----- Records for this task -----

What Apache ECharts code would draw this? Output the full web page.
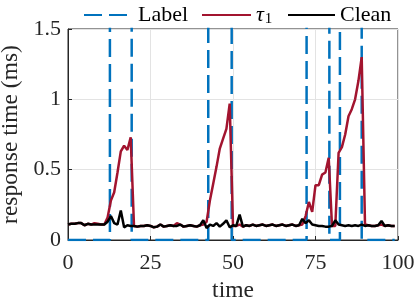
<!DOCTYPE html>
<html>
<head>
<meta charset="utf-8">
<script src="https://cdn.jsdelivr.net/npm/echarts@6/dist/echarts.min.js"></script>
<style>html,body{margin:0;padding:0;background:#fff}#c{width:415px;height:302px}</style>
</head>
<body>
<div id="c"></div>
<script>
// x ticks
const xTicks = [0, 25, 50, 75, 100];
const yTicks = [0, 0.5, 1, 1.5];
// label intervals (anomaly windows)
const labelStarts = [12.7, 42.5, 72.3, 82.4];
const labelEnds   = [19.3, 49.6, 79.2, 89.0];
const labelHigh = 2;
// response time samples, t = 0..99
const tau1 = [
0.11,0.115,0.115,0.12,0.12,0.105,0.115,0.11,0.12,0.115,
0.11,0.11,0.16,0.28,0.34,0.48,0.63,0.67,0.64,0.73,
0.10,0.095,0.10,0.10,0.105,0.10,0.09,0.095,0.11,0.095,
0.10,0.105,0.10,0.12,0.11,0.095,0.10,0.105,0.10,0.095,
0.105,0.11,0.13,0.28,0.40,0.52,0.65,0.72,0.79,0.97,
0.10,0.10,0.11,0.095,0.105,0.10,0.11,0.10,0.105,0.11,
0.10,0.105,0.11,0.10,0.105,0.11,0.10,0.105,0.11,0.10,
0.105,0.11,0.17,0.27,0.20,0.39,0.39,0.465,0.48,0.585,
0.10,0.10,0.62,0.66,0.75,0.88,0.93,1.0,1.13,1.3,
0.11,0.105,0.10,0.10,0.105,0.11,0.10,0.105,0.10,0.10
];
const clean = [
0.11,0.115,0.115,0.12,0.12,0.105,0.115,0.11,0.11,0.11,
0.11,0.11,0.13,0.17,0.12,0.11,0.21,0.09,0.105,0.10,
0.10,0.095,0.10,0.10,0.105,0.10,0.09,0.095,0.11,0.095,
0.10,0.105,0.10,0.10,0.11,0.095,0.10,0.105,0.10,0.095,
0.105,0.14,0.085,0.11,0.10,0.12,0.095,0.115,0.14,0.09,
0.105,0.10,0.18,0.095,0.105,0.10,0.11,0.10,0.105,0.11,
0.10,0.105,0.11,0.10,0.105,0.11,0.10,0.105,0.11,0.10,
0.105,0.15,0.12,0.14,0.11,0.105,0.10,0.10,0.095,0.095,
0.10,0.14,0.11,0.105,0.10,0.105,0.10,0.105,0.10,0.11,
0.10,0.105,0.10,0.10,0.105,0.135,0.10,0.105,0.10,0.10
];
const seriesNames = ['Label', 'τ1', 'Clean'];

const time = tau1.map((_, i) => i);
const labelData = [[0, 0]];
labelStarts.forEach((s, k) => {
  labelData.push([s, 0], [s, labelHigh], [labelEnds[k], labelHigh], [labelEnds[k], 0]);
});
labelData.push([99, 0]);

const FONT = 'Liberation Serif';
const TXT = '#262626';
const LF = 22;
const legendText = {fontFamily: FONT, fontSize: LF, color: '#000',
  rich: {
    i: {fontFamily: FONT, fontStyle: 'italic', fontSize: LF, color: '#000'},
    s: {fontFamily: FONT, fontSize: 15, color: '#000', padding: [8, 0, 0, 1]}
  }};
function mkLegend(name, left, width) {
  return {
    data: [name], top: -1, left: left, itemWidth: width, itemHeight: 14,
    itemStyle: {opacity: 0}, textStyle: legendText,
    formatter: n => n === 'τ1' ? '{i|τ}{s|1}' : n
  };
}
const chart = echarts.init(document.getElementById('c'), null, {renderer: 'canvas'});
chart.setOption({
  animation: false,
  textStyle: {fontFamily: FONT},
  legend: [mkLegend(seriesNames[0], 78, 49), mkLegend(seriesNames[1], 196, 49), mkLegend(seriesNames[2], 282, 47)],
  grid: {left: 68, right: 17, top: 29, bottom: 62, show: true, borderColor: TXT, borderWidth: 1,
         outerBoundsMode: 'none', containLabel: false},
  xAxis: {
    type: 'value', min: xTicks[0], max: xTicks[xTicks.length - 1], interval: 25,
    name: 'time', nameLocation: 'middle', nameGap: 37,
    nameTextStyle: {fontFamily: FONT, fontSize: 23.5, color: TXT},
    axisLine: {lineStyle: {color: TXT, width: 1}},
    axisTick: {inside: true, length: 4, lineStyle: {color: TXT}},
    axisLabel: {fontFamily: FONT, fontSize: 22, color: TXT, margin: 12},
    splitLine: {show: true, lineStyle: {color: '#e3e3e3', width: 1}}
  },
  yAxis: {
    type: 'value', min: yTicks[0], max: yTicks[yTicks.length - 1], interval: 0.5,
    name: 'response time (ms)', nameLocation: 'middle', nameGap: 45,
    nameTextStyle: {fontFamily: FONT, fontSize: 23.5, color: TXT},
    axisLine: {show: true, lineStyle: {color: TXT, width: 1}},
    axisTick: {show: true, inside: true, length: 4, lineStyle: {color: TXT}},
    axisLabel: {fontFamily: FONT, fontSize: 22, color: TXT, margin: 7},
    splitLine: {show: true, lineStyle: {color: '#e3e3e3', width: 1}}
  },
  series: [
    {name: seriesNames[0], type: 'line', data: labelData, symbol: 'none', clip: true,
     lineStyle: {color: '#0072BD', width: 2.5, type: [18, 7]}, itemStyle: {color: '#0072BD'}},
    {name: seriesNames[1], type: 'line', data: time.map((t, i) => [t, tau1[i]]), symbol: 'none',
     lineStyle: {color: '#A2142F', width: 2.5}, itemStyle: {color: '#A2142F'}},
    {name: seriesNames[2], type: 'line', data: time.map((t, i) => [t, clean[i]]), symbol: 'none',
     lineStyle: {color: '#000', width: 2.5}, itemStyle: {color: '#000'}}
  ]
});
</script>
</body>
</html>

-----
----- Records for this task -----

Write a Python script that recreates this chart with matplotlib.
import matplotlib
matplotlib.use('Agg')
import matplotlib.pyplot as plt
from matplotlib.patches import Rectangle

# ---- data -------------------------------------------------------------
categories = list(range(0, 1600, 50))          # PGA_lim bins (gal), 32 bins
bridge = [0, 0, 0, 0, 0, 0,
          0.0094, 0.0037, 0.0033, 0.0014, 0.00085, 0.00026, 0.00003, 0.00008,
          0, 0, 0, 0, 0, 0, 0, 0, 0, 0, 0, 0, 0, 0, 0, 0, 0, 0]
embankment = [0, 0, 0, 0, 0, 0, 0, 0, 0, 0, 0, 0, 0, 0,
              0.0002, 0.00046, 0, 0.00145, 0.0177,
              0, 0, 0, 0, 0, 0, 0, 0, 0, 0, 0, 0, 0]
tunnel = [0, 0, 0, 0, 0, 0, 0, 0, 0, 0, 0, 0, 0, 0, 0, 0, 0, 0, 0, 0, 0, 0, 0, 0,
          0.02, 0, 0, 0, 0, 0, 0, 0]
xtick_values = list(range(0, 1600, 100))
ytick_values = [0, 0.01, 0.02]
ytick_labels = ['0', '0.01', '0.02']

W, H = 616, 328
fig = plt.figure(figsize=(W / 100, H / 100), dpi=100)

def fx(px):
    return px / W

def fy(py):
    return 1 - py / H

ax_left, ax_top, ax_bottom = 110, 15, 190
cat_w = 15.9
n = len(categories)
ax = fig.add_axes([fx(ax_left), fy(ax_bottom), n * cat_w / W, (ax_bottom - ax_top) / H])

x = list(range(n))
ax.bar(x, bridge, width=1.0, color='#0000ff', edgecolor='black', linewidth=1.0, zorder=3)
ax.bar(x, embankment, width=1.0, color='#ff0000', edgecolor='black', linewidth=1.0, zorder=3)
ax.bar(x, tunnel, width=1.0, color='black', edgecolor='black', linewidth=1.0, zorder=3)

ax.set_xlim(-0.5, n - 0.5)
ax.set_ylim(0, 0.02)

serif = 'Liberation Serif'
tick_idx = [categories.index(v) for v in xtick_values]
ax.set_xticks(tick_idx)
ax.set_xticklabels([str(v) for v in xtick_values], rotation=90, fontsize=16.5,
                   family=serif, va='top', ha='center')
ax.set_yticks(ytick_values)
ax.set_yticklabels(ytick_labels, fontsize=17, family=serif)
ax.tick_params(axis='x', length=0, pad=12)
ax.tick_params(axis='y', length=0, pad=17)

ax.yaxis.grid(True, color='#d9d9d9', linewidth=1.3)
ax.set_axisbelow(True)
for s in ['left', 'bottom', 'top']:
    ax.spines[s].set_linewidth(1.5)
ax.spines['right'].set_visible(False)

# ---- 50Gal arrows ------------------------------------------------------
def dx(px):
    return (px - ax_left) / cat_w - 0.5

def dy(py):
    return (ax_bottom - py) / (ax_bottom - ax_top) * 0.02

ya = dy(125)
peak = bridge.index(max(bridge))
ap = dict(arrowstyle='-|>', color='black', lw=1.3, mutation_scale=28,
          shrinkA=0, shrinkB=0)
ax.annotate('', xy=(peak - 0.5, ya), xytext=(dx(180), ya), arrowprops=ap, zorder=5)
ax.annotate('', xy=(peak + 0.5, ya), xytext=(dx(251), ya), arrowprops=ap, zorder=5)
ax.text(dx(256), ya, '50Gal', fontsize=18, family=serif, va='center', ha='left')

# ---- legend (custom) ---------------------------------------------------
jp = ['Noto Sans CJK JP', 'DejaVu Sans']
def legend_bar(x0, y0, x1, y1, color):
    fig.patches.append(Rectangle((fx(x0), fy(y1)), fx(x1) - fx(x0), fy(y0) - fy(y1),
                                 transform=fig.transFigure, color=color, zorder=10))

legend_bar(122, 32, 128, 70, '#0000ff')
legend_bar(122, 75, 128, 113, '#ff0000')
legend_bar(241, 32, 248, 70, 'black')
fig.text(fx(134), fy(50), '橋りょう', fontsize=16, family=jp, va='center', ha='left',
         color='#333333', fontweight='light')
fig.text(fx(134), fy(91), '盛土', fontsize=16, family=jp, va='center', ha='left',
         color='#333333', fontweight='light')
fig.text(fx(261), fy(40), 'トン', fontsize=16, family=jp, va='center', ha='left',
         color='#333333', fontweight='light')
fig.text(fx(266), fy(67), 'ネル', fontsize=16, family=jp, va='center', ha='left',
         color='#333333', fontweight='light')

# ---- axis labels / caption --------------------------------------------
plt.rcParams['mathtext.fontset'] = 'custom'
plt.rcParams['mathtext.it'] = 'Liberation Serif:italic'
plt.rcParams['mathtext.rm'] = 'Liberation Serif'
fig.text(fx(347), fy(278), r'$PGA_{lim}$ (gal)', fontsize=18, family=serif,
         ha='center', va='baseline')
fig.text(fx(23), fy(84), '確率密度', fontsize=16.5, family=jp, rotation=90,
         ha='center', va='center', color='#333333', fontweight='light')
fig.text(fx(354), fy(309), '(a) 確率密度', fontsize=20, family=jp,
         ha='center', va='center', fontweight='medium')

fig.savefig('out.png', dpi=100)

-----

* [What is being asked]: Leave the pictures aside and restate exactly the lines from the one containing "What Apache ECharts" to the one containing "labelData.push([99, 0]);", those two lines included.

* [Solution for this exercise]:
What Apache ECharts code would draw this? Output the full web page.
<!DOCTYPE html>
<html>
<head>
<meta charset="utf-8">
<script src="https://cdn.jsdelivr.net/npm/echarts@6/dist/echarts.min.js"></script>
<style>html,body{margin:0;padding:0;background:#fff}#c{width:415px;height:302px}</style>
</head>
<body>
<div id="c"></div>
<script>
// x ticks
const xTicks = [0, 25, 50, 75, 100];
const yTicks = [0, 0.5, 1, 1.5];
// label intervals (anomaly windows)
const labelStarts = [12.7, 42.5, 72.3, 82.4];
const labelEnds   = [19.3, 49.6, 79.2, 89.0];
const labelHigh = 2;
// response time samples, t = 0..99
const tau1 = [
0.11,0.115,0.115,0.12,0.12,0.105,0.115,0.11,0.12,0.115,
0.11,0.11,0.16,0.28,0.34,0.48,0.63,0.67,0.64,0.73,
0.10,0.095,0.10,0.10,0.105,0.10,0.09,0.095,0.11,0.095,
0.10,0.105,0.10,0.12,0.11,0.095,0.10,0.105,0.10,0.095,
0.105,0.11,0.13,0.28,0.40,0.52,0.65,0.72,0.79,0.97,
0.10,0.10,0.11,0.095,0.105,0.10,0.11,0.10,0.105,0.11,
0.10,0.105,0.11,0.10,0.105,0.11,0.10,0.105,0.11,0.10,
0.105,0.11,0.17,0.27,0.20,0.39,0.39,0.465,0.48,0.585,
0.10,0.10,0.62,0.66,0.75,0.88,0.93,1.0,1.13,1.3,
0.11,0.105,0.10,0.10,0.105,0.11,0.10,0.105,0.10,0.10
];
const clean = [
0.11,0.115,0.115,0.12,0.12,0.105,0.115,0.11,0.11,0.11,
0.11,0.11,0.13,0.17,0.12,0.11,0.21,0.09,0.105,0.10,
0.10,0.095,0.10,0.10,0.105,0.10,0.09,0.095,0.11,0.095,
0.10,0.105,0.10,0.10,0.11,0.095,0.10,0.105,0.10,0.095,
0.105,0.14,0.085,0.11,0.10,0.12,0.095,0.115,0.14,0.09,
0.105,0.10,0.18,0.095,0.105,0.10,0.11,0.10,0.105,0.11,
0.10,0.105,0.11,0.10,0.105,0.11,0.10,0.105,0.11,0.10,
0.105,0.15,0.12,0.14,0.11,0.105,0.10,0.10,0.095,0.095,
0.10,0.14,0.11,0.105,0.10,0.105,0.10,0.105,0.10,0.11,
0.10,0.105,0.10,0.10,0.105,0.135,0.10,0.105,0.10,0.10
];
const seriesNames = ['Label', 'τ1', 'Clean'];

const time = tau1.map((_, i) => i);
const labelData = [[0, 0]];
labelStarts.forEach((s, k) => {
  labelData.push([s, 0], [s, labelHigh], [labelEnds[k], labelHigh], [labelEnds[k], 0]);
});
labelData.push([99, 0]);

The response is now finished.